Symptoms that suggest that you might need a Root Canal Treatment

  • Severe pain while chewing or biting.
  • Eruptions on the gums. (These tend to look like pimples)
  • A tooth that can be chipped or cracked
  • Sensitivity to heat or cold which continues. Particularly the reaction to hot food items.
  • Swollen gums. They may also feel tender.
  • Darkening of gums due to deep decay.

The Root Canal Treatment (also known as endodontic treatment) is usually performed in two or three visits procedure is follows:

  • A radiograph is taken to examine the tooth, bone structure and the exact extent of the lesion. 
  • If the infection is active then antibiotics are prescribed.
  • When the Endodontist, begins the procedure local anaesthesia is administered and dental dam is used to isolate the tooth, this is a small protective sheet, which keeps the working area clean and free of saliva.
  • The Endodontist then accesses the pulp chamber by making an opening in the crown of the tooth. Very small instrument called the reamers are used to clean the infected tissue. And the canal is widened such that there is only healthy tissue within. This space is now hollow.
  • This hollow is cleaned, shaped and irrigated. After which a rubber like material is used fill the hollow canal. This material is biocompatible. The gutta-percha is then placed with adhesive cement. It is absolutely essential to make sure that the root canal is completely sealed. The Endodontist then places a temporary filling. 
  • Once the Endodontist has completed the procedure, then the dentist places the permanent restoration or a crown to protect the tooth and restore it to functionality.

After the RCT and excavating the pulp if the tooth lacks sufficient material to bear the load, then a post may be placed in the root canal to support the tooth. An RCT is painless and leaves less discomfort than an extraction.
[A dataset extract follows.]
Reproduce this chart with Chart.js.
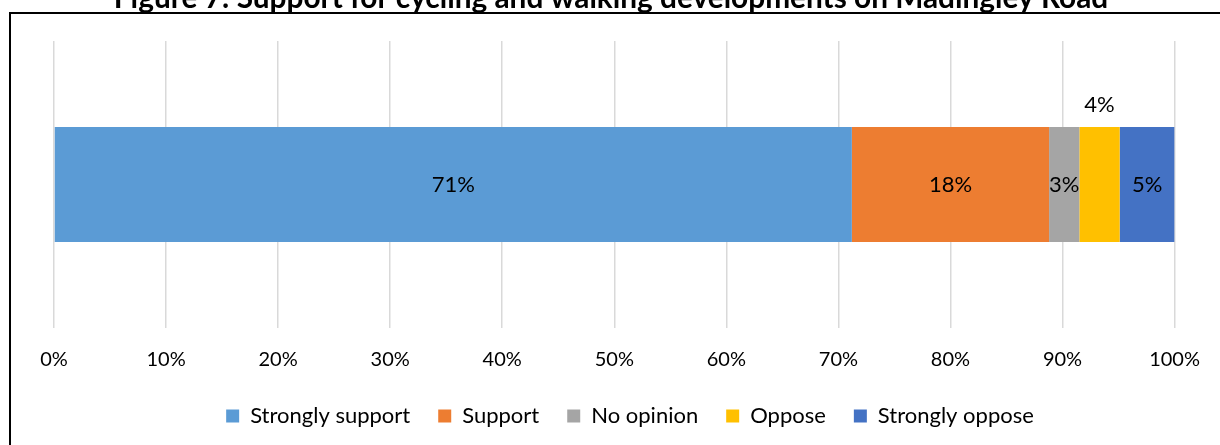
<!DOCTYPE html>
<html>
<head>
<meta charset="utf-8">
<script src="https://cdn.jsdelivr.net/npm/chart.js@4/dist/chart.umd.min.js"></script>
<style>
  body { margin: 0; background: #fff; }
  #wrap { width: 1220px; height: 445px; }
</style>
</head>
<body>
<div id="wrap"><canvas id="supportChart" width="1220" height="445"></canvas></div>
<script>
var chartTitle = 'Figure 7: Support for cycling and walking developments on Madingley Road';
var categories = [''];
var seriesNames = ['Strongly support', 'Support', 'No opinion', 'Oppose', 'Strongly oppose'];
var seriesValues = [71.2, 17.6, 2.7, 3.6, 4.9];
var valueLabels = ['71%', '18%', '3%', '4%', '5%'];
var tickValues = [0, 10, 20, 30, 40, 50, 60, 70, 80, 90, 100];

var colours = ['#5B9BD5', '#ED7D31', '#A5A5A5', '#FFC000', '#4472C4'];
var labelAboveBar = 'Oppose';

Chart.defaults.font.family = 'Lato, "Open Sans", sans-serif';
Chart.defaults.color = '#000';

// frame and cut-off title, drawn like the original picture
var framePlugin = {
    id: 'frame',
    afterLayout: function (chart) {
        // nudge legend row so it sits where the original one does
        chart.legend.left += 15;
        chart.legend.right += 15;
    },
    afterDraw: function (chart) {
        var ctx = chart.ctx;
        ctx.save();
        ctx.strokeStyle = '#000';
        ctx.lineWidth = 2;
        ctx.strokeRect(10, 13, 1300, 600);
        ctx.font = 'bold 26px Lato';
        var w = ctx.measureText(chartTitle).width;
        var size = 26 * 996 / w;
        ctx.font = 'bold ' + size.toFixed(1) + 'px Lato';
        ctx.fillStyle = '#000';
        ctx.textAlign = 'center';
        ctx.textBaseline = 'alphabetic';
        ctx.fillText(chartTitle, 611, 8);
        ctx.restore();
    }
};

var valueLabelPlugin = {
    id: 'valueLabels',
    afterDatasetsDraw: function (chart) {
        var ctx = chart.ctx;
        ctx.save();
        ctx.font = '22px Lato';
        ctx.fillStyle = '#000';
        ctx.textAlign = 'center';
        ctx.textBaseline = 'middle';
        chart.data.datasets.forEach(function (ds, i) {
            var el = chart.getDatasetMeta(i).data[0];
            var x = (el.x + el.base) / 2;
            var y = el.y;
            if (ds.label === labelAboveBar) {
                y = el.y - el.height / 2 - 22;
            }
            ctx.fillText(valueLabels[i], x, y);
        });
        ctx.restore();
    }
};

var datasets = seriesNames.map(function (name, i) {
    return {
        label: name,
        data: [seriesValues[i]],
        backgroundColor: colours[i],
        borderWidth: 0,
        categoryPercentage: 0.8,
        barPercentage: 0.5
    };
});

var ctx = document.getElementById('supportChart').getContext('2d');
var supportChart = new Chart(ctx, {
    type: 'bar',
    data: {
        labels: categories,
        datasets: datasets
    },
    options: {
        indexAxis: 'y',
        responsive: false,
        animation: false,
        layout: {
            padding: { left: 54, right: 44, top: 41, bottom: 8 }
        },
        scales: {
            x: {
                stacked: true,
                min: 0,
                max: 100,
                afterBuildTicks: function (axis) {
                    axis.ticks = tickValues.map(function (v) { return { value: v }; });
                },
                afterFit: function (axis) {
                    axis.height -= 15;
                },
                border: { display: false },
                grid: {
                    color: '#D9D9D9',
                    lineWidth: 1.5,
                    drawTicks: false
                },
                ticks: {
                    padding: 20,
                    maxRotation: 0,
                    font: { size: 20 },
                    callback: function (v) { return v + '%'; }
                }
            },
            y: {
                stacked: true,
                display: false
            }
        },
        plugins: {
            legend: {
                display: true,
                position: 'bottom',
                labels: {
                    boxWidth: 13,
                    boxHeight: 13,
                    padding: 28,
                    font: { size: 22 }
                }
            },
            tooltip: { enabled: false }
        }
    },
    plugins: [framePlugin, valueLabelPlugin]
});
</script>
</body>
</html>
However, there are lot of myths around RCT, particularly with regard to pain, inconvenience, repeated dental visits and cost. In the long run however an RCT works better as it protects the natural teeth.
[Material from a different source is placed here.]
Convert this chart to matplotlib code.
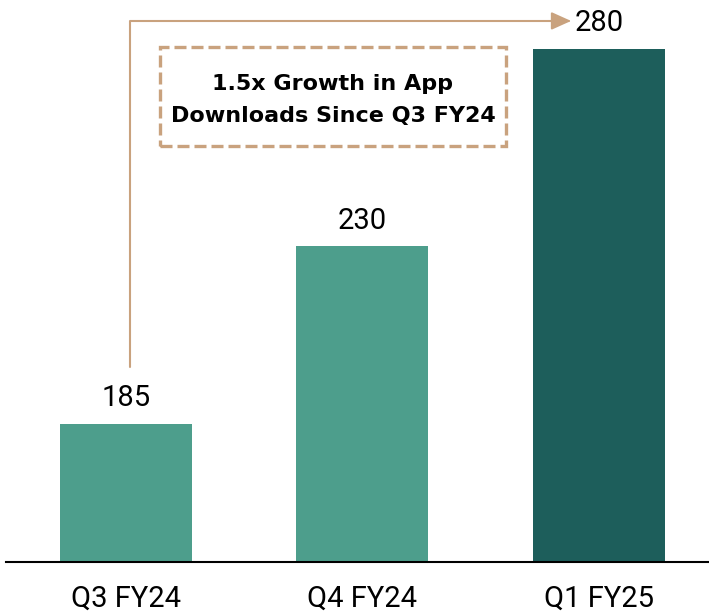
import matplotlib
matplotlib.use('Agg')
import matplotlib.pyplot as plt
from matplotlib.patches import Rectangle

# Données
quarters = ['Q3 FY24', 'Q4 FY24', 'Q1 FY25']
downloads = [185, 230, 280]
bar_colors = ['#4D9E8C', '#4D9E8C', '#1D5E5B']
callout = '1.5x Growth in App\nDownloads Since Q3 FY24'

tan = '#C9A27E'
plt.rcParams['font.family'] = ['Roboto', 'DejaVu Sans']

fig = plt.figure(figsize=(7.09, 6.15), dpi=100)
ax = fig.add_axes([6 / 709, 53 / 615, 703 / 709, 562 / 615])

x = list(range(len(quarters)))
ax.bar(x, downloads, width=0.558, color=bar_colors, zorder=2)

# Étiquettes de valeurs
for xi, v in zip(x, downloads):
    ax.annotate(str(v), (xi, v), xytext=(0, 12.5), textcoords='offset points',
                ha='center', va='baseline', fontsize=21)

ax.set_xlim(-0.507, 2.465)
ax.set_ylim(150, 292.3)
ax.set_xticks(x)
ax.set_xticklabels(quarters, fontsize=21)
ax.tick_params(axis='x', length=0, pad=16)
ax.set_yticks([])
for side in ['top', 'right', 'left']:
    ax.spines[side].set_visible(False)
ax.spines['bottom'].set_linewidth(1.5)
ax.spines['bottom'].set_color('black')

# Flèche coudée de Q3 vers Q1
ax.annotate('', xy=(x[2] - 0.118, downloads[2] + 7),
            xytext=(x[0] + 0.017, downloads[0] + 14.5),
            arrowprops=dict(arrowstyle='-|>,head_length=0.6,head_width=0.27',
                            connectionstyle='angle,angleA=90,angleB=0,rad=0',
                            color=tan, lw=1.5, mutation_scale=20,
                            shrinkA=0, shrinkB=0))

# Encadré
ax.add_patch(Rectangle((0.144, 255.3), 1.463, 25.1, fill=False, edgecolor=tan,
                       linewidth=2.4, linestyle=(0, (3.6, 1.5)), zorder=3))
ax.text(0.875, 267.0, callout, ha='center', va='center', fontsize=16,
        fontweight='bold', family='DejaVu Sans', linespacing=1.75)

fig.savefig('out.png', dpi=100)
Some myths about Root Canal Treatment.

Pain

Earlier anaesthesia was not administered for an RCT.  With use of anaesthesia, so the discomfort and pain felt is just as much as one feels during a restoration.  The reality is once the infected tissue is eliminated by the Endodontist the pain reduces. Advanced technology reduces the chair time considerably.
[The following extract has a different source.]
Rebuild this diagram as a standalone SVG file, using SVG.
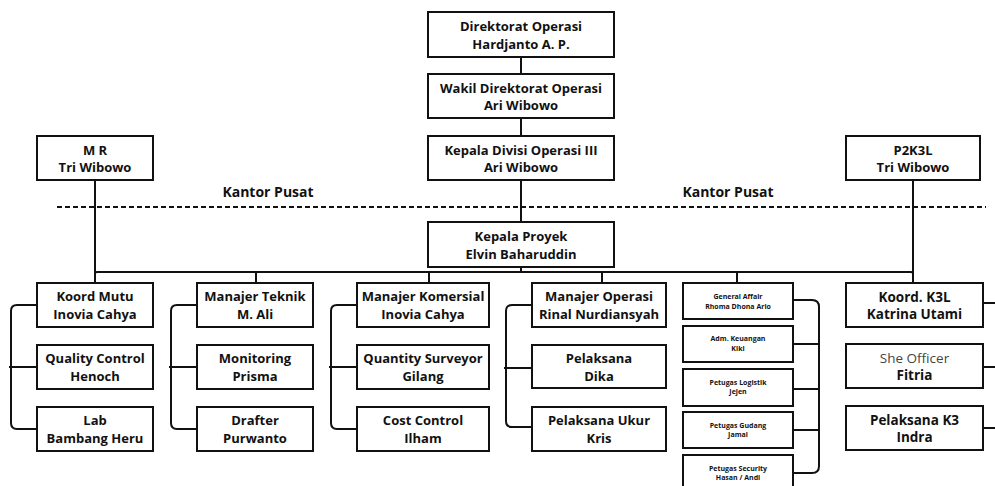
<svg xmlns="http://www.w3.org/2000/svg" width="995" height="486" viewBox="0 0 995 486">
<style>
.b{fill:#fff;stroke:#111;stroke-width:2}
.t{font-family:"Open Sans","Noto Sans","DejaVu Sans",sans-serif;font-weight:bold;font-size:13px;fill:#111;text-anchor:middle}
.s{font-size:7px}
.k{font-size:13.5px}
.r{font-weight:normal;fill:#444}
.c{fill:none;stroke:#111;stroke-width:2}
.d{fill:none;stroke:#111;stroke-width:2;stroke-dasharray:5 3}
.lb{font-family:"Open Sans","Noto Sans","DejaVu Sans",sans-serif;font-weight:bold;font-size:14px;fill:#111;text-anchor:middle}
</style>
<rect width="995" height="486" fill="#fff"/>
<g id="connectors">
<path class="c" d="M521 57V74M521 118V136M521 180V222M521 267V272"/>
<path class="c" d="M95 180V283M913 180V283"/>
<path class="c" d="M95 274Q95 272 97 272H911Q913 272 913 274"/>
<path class="c" d="M256 272V283M429 272V283M602 272V283M737 272V283"/>
<path class="c" d="M37 305H17Q11 305 11 311V423Q11 429 17 429H37M9 367H37"/>
<path class="c" d="M197 305H177Q171 305 171 311V423Q171 429 177 429H197M169 367H197"/>
<path class="c" d="M357 305H337Q331 305 331 311V423Q331 429 337 429H357M329 367H357"/>
<path class="c" d="M532 305H512Q506 305 506 311V421Q506 427 512 427H532M504 368H532"/>
<path class="c" d="M793 300H812Q819 300 819 307V466Q819 473 812 473H793M793 344H819M793 389H819M793 430H819"/>
<path class="c" d="M983 303H995M983 367H995M983 428H995"/>
<path class="d" d="M57 207H986"/>
</g>
<text class="lb" x="268" y="197">Kantor Pusat</text>
<text class="lb" x="728" y="197">Kantor Pusat</text>
<g id="n-direktorat"><rect class="b" x="428" y="12" width="186" height="45"/><text class="t" x="521" y="31">Direktorat Operasi</text><text class="t" x="521" y="48.5">Hardjanto A. P.</text></g>
<g id="n-wakil"><rect class="b" x="428" y="74" width="186" height="44"/><text class="t" x="521" y="92.5">Wakil Direktorat Operasi</text><text class="t" x="521" y="110">Ari Wibowo</text></g>
<g id="n-kadiv"><rect class="b" x="428" y="136" width="186" height="44"/><text class="t" x="521" y="154.5">Kepala Divisi Operasi III</text><text class="t" x="521" y="172">Ari Wibowo</text></g>
<g id="n-mr"><rect class="b" x="37" y="136" width="116" height="44"/><text class="t" x="95" y="154.5">M R</text><text class="t" x="95" y="172">Tri Wibowo</text></g>
<g id="n-p2k3l"><rect class="b" x="846" y="136" width="134" height="44"/><text class="t" x="913" y="154.5">P2K3L</text><text class="t" x="913" y="172">Tri Wibowo</text></g>
<g id="n-kapro"><rect class="b" x="428" y="222" width="186" height="45"/><text class="t" x="521" y="241">Kepala Proyek</text><text class="t" x="521" y="258.5">Elvin Baharuddin</text></g>

<g id="n-koordmutu"><rect class="b" x="37" y="283" width="116" height="44"/><text class="t" x="95" y="301">Koord Mutu</text><text class="t" x="95" y="318.5">Inovia Cahya</text></g>
<g id="n-qc"><rect class="b" x="37" y="345" width="116" height="44"/><text class="t" x="95" y="363">Quality Control</text><text class="t" x="95" y="380.5">Henoch</text></g>
<g id="n-lab"><rect class="b" x="37" y="407" width="116" height="44"/><text class="t" x="95" y="425">Lab</text><text class="t" x="95" y="442.5">Bambang Heru</text></g>

<g id="n-teknik"><rect class="b" x="197" y="283" width="116" height="44"/><text class="t" x="255" y="301">Manajer Teknik</text><text class="t" x="255" y="318.5">M. Ali</text></g>
<g id="n-monitoring"><rect class="b" x="197" y="345" width="116" height="44"/><text class="t" x="255" y="363">Monitoring</text><text class="t" x="255" y="380.5">Prisma</text></g>
<g id="n-drafter"><rect class="b" x="197" y="407" width="116" height="44"/><text class="t" x="255" y="425">Drafter</text><text class="t" x="255" y="442.5">Purwanto</text></g>

<g id="n-komersial"><rect class="b" x="357" y="283" width="132" height="44"/><text class="t" x="423" y="301">Manajer Komersial</text><text class="t" x="423" y="318.5">Inovia Cahya</text></g>
<g id="n-qs"><rect class="b" x="357" y="345" width="132" height="44"/><text class="t" x="423" y="363">Quantity Surveyor</text><text class="t" x="423" y="380.5">Gilang</text></g>
<g id="n-cc"><rect class="b" x="357" y="407" width="132" height="44"/><text class="t" x="423" y="425">Cost Control</text><text class="t" x="423" y="442.5">Ilham</text></g>

<g id="n-operasi"><rect class="b" x="532" y="283" width="134" height="44"/><text class="t" x="599" y="301">Manajer Operasi</text><text class="t" x="599" y="318.5">Rinal Nurdiansyah</text></g>
<g id="n-pelaksana"><rect class="b" x="532" y="345" width="134" height="43"/><text class="t" x="599" y="363">Pelaksana</text><text class="t" x="599" y="380.5">Dika</text></g>
<g id="n-ukur"><rect class="b" x="532" y="407" width="134" height="44"/><text class="t" x="599" y="425">Pelaksana Ukur</text><text class="t" x="599" y="442.5">Kris</text></g>

<g id="n-ga"><rect class="b" x="683" y="283" width="110" height="36"/><text class="t s" x="738" y="299">General Affair</text><text class="t s" x="738" y="308.5">Rhoma Dhona Ario</text></g>
<g id="n-adm"><rect class="b" x="683" y="326" width="110" height="36"/><text class="t s" x="738" y="341">Adm. Keuangan</text><text class="t s" x="738" y="350.5">Kiki</text></g>
<g id="n-logistik"><rect class="b" x="683" y="369" width="110" height="37"/><text class="t s" x="738" y="384.5">Petugas Logistik</text><text class="t s" x="738" y="394">Jejen</text></g>
<g id="n-gudang"><rect class="b" x="683" y="412" width="110" height="36"/><text class="t s" x="738" y="427.5">Petugas Gudang</text><text class="t s" x="738" y="437">Jamal</text></g>
<g id="n-security"><rect class="b" x="683" y="455" width="110" height="36"/><text class="t s" x="738" y="470.5">Petugas Security</text><text class="t s" x="738" y="480">Hasan / Andi</text></g>

<g id="n-k3l"><rect class="b" x="846" y="283" width="137" height="44"/><text class="t k" x="914.5" y="301.5">Koord. K3L</text><text class="t k" x="914.5" y="319">Katrina Utami</text></g>
<g id="n-she"><rect class="b" x="846" y="344" width="137" height="44"/><text class="t k r" x="914.5" y="362.5">She Officer</text><text class="t k" x="914.5" y="380">Fitria</text></g>
<g id="n-k3"><rect class="b" x="846" y="406" width="137" height="44"/><text class="t k" x="914.5" y="424.5">Pelaksana K3</text><text class="t k" x="914.5" y="442">Indra</text></g>
</svg>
Root canal treatment causes other illness

Very often there is a misconception that once you have had a RCT you are more susceptible to future infection. This claim has been disproved nearly a century ago, for it was based on research designed before modern medicine understood the causes of diseases as we understand it today. 

Extraction is better than RCT

This was a belief that came from the information that the tooth becomes non-vital after RCT. But saving your natural teeth is always the best option. Even after RCT the tooth remains functionally and aesthetically efficient.

Caring for your teeth after RCT

Immediate: you will not require staying in bed, but an NSAID like ibuprofen is often prescribed to manage the inflammation and any swelling that might occur. Since anaesthesia is used the mouth will numb for a few hours after the procedure, during this period food that requires chewing or food that is hot should not be eaten.

Next few days: take the medications as prescribed.  Food eaten should be soft and should require minimum chewing. Avoid eating on the side where the procedure was performed. Brush with care. The pain usually subsides in a day or two. In more severe cases a second sitting might be required to eliminate the infected tissue completely.

Long term care: do not neglect follow up appointments, and the replacement of temporary restoration with the permanent restoration or crown.

Complications are very rare with RCT; however as with any procedure there could infections, remnants of the pulp, or tooth cracking particularly if proper follow up and aftercare procedures are not completed. If the pain or swelling does not subside in the first couple of days you should contact your dentist.

It is quite likely that the RCT is less stressful during and after the procedure, as compared to situation leading up to it.  Currently technology and procedure has made the process rather painless, and mild discomfort could be present for a few days.